— Start of EXERCISE DATA —

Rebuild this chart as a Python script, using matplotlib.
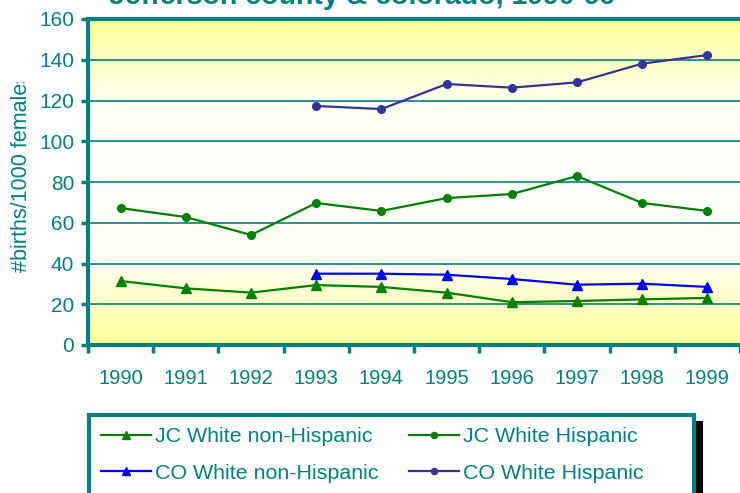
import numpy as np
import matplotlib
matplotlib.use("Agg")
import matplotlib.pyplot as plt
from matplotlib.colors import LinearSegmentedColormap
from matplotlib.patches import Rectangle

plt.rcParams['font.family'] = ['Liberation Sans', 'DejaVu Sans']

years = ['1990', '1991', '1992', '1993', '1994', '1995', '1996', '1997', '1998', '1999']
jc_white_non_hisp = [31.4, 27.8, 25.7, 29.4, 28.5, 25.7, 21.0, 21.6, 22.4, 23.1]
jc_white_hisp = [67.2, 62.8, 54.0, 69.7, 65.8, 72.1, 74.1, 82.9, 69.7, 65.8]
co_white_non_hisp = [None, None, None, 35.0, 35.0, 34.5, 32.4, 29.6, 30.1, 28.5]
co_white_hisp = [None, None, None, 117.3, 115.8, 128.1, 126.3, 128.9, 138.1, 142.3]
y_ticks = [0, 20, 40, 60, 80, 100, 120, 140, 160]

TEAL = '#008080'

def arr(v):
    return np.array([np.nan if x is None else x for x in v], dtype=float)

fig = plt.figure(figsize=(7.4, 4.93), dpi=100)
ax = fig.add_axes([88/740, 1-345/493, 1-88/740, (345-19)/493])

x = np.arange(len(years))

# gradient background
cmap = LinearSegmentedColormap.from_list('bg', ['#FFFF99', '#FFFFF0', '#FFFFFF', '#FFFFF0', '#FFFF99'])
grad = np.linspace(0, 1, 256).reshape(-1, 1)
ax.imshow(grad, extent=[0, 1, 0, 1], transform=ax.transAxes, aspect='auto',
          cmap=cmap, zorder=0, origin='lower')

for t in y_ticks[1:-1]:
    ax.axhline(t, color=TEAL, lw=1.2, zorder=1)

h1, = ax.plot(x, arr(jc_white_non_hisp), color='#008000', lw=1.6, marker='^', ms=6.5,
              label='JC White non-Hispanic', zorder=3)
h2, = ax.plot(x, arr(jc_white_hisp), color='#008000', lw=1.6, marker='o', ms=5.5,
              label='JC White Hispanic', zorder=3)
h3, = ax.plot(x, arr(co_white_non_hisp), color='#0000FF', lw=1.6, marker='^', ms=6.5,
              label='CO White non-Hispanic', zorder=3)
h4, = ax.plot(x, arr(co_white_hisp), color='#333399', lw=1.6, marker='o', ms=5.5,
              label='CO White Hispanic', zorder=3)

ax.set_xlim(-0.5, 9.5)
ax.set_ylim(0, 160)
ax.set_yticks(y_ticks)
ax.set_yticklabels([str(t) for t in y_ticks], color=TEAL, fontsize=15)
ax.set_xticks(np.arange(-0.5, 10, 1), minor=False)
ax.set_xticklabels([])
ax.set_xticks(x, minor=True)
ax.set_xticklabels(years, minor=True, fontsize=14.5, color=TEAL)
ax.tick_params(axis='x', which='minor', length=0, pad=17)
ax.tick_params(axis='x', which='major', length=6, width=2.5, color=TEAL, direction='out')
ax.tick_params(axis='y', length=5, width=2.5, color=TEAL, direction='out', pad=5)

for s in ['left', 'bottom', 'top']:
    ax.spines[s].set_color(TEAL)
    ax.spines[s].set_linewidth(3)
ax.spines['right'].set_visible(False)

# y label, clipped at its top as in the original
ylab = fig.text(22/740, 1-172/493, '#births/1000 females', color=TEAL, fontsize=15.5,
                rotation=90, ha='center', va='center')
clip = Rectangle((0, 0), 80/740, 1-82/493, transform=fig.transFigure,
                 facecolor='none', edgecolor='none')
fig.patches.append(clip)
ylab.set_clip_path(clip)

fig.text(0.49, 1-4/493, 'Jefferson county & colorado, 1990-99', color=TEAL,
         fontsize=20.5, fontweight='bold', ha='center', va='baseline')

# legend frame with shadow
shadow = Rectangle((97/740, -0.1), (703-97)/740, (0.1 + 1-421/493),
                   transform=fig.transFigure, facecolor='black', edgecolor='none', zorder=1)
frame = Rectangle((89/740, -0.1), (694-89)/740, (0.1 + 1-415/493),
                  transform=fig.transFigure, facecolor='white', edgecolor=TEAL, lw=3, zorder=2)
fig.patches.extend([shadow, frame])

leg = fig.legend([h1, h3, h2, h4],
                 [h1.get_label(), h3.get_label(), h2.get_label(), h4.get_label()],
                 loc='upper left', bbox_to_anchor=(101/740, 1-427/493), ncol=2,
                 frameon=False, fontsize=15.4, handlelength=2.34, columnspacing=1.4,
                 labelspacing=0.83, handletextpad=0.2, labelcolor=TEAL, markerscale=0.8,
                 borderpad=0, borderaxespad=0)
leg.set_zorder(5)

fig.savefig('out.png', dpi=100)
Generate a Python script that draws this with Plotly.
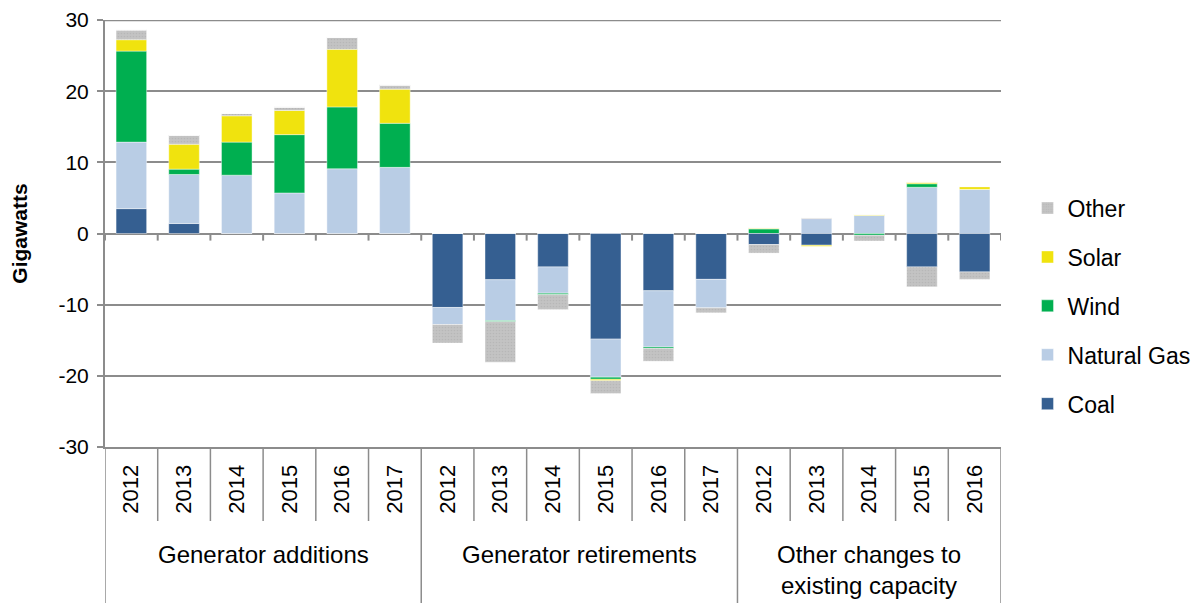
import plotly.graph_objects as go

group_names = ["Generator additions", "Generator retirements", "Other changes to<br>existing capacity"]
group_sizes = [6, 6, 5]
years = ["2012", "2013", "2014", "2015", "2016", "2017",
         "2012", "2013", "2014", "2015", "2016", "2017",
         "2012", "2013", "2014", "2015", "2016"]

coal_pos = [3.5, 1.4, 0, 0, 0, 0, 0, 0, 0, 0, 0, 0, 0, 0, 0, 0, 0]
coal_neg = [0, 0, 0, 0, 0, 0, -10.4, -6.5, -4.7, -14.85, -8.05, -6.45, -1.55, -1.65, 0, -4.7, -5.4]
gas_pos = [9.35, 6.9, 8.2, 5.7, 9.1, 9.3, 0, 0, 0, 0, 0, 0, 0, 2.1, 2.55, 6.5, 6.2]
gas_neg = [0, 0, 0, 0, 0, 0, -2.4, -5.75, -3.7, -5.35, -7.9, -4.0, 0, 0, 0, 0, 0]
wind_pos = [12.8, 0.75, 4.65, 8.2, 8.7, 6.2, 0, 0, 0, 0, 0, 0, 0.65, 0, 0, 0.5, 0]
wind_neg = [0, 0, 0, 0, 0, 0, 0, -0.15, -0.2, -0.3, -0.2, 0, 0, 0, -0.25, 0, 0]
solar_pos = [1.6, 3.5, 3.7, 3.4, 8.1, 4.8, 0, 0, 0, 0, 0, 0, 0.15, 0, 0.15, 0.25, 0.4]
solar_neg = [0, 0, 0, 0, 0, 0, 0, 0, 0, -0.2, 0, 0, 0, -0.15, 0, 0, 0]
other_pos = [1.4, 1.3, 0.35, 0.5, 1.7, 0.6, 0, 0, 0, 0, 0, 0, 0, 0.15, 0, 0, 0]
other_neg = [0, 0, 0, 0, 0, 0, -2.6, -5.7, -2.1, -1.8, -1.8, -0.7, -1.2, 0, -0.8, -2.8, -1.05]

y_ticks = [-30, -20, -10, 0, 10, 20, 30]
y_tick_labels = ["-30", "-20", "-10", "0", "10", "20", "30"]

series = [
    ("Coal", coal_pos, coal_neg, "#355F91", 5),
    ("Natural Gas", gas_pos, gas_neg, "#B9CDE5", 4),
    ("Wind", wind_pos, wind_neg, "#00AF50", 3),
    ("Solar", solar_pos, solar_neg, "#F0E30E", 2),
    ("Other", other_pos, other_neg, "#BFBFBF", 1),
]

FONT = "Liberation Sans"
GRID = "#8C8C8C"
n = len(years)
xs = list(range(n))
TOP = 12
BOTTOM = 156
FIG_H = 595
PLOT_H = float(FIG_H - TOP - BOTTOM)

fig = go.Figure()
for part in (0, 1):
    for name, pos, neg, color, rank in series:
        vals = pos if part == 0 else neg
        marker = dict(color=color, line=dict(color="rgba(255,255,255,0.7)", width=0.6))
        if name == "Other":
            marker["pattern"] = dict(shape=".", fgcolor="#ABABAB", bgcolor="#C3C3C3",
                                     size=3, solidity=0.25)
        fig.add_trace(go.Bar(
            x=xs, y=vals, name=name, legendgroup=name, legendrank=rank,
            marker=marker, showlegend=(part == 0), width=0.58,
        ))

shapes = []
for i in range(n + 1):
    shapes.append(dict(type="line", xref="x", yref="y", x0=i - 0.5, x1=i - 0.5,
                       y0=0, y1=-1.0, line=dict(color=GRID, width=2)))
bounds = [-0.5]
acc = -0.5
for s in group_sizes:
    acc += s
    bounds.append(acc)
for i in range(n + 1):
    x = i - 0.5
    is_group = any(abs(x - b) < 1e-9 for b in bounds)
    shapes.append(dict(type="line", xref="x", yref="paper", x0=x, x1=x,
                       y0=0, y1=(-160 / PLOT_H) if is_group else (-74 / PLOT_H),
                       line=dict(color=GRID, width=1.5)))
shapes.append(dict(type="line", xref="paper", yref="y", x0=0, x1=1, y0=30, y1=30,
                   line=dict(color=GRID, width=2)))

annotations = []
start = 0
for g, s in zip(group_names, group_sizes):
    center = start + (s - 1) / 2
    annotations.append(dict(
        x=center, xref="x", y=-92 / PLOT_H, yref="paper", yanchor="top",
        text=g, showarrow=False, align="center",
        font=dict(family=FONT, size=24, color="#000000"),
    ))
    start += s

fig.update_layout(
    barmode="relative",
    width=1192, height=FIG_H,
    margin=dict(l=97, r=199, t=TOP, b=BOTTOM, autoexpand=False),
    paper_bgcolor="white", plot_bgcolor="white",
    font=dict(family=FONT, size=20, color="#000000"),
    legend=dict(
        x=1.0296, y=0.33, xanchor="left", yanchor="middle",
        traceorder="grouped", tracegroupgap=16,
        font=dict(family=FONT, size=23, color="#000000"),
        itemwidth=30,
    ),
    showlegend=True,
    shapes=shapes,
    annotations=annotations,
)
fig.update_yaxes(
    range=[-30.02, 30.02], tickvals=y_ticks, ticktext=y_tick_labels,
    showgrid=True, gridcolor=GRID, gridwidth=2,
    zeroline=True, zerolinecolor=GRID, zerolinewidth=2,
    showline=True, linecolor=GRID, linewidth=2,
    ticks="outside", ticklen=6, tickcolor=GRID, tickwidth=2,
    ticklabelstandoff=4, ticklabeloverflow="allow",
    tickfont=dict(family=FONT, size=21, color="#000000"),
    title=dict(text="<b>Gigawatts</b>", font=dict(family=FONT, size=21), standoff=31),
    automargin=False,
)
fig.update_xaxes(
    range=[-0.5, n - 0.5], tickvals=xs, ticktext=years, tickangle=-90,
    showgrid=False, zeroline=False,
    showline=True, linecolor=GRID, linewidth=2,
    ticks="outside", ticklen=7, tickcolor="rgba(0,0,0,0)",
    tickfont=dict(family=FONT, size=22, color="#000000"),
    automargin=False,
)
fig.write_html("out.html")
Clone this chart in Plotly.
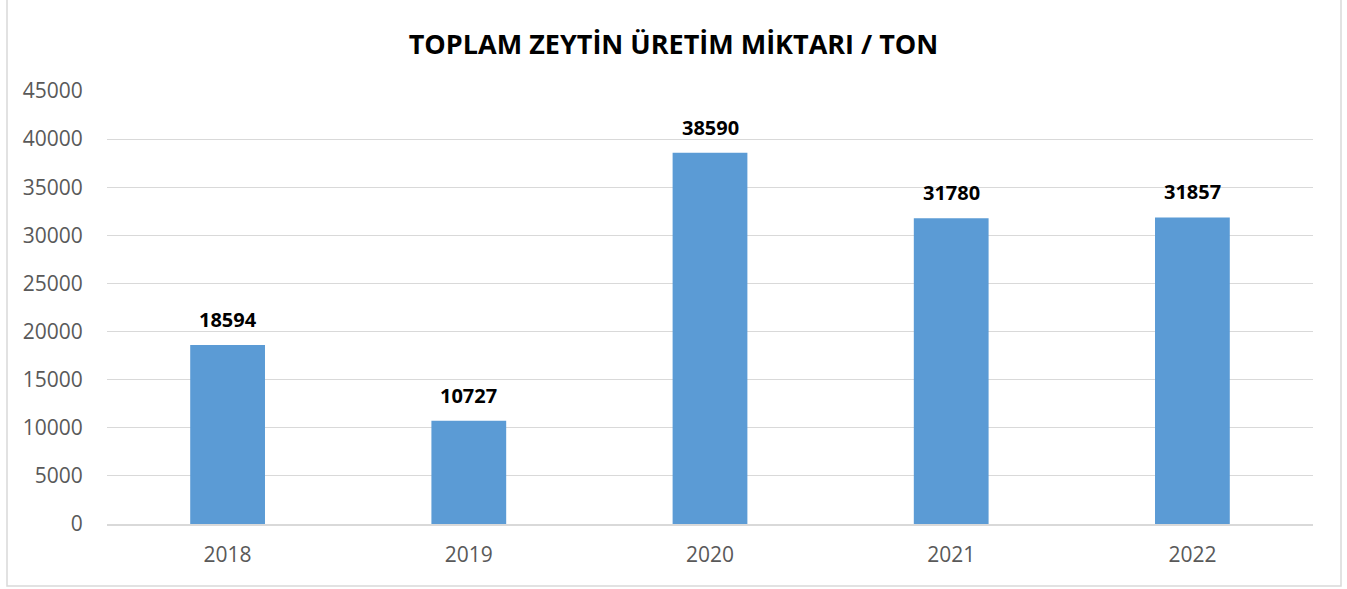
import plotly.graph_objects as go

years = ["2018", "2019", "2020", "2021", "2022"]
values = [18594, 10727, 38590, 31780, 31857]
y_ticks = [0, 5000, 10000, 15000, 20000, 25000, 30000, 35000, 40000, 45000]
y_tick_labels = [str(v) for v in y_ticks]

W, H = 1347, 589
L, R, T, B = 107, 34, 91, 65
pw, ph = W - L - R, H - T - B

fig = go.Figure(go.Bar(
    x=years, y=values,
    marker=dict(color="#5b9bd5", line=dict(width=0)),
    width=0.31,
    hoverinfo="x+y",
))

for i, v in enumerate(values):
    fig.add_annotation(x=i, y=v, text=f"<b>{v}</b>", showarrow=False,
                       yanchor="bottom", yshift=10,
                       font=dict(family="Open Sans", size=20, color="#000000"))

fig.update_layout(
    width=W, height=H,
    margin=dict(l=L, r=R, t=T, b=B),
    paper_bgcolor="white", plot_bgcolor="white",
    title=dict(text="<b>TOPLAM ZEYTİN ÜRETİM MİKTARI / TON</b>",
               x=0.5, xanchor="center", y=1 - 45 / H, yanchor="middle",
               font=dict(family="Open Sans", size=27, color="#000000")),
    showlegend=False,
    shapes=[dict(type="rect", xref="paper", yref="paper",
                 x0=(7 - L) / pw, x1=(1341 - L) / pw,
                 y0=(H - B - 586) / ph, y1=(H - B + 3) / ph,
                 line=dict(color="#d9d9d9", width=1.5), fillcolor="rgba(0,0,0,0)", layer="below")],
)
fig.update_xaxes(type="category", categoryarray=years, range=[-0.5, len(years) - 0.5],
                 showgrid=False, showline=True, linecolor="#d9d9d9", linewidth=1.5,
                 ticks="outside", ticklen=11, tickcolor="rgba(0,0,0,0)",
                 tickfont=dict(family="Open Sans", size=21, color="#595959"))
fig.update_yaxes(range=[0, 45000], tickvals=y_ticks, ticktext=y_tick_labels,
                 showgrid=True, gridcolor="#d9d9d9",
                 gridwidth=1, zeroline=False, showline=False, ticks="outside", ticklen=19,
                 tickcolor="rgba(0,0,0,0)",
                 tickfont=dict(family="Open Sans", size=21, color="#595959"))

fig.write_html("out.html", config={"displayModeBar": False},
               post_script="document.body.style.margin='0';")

— End of EXERCISE DATA —

* [YOUR GOAL]:
Make an exact copy of the lines from the top of the material through the line with "return np.array([np.nan if", pictures excluded.

* [FINISHED ANSWER]:
Rebuild this chart as a Python script, using matplotlib.
import numpy as np
import matplotlib
matplotlib.use("Agg")
import matplotlib.pyplot as plt
from matplotlib.colors import LinearSegmentedColormap
from matplotlib.patches import Rectangle

plt.rcParams['font.family'] = ['Liberation Sans', 'DejaVu Sans']

years = ['1990', '1991', '1992', '1993', '1994', '1995', '1996', '1997', '1998', '1999']
jc_white_non_hisp = [31.4, 27.8, 25.7, 29.4, 28.5, 25.7, 21.0, 21.6, 22.4, 23.1]
jc_white_hisp = [67.2, 62.8, 54.0, 69.7, 65.8, 72.1, 74.1, 82.9, 69.7, 65.8]
co_white_non_hisp = [None, None, None, 35.0, 35.0, 34.5, 32.4, 29.6, 30.1, 28.5]
co_white_hisp = [None, None, None, 117.3, 115.8, 128.1, 126.3, 128.9, 138.1, 142.3]
y_ticks = [0, 20, 40, 60, 80, 100, 120, 140, 160]

TEAL = '#008080'

def arr(v):
    return np.array([np.nan if x is None else x for x in v], dtype=float)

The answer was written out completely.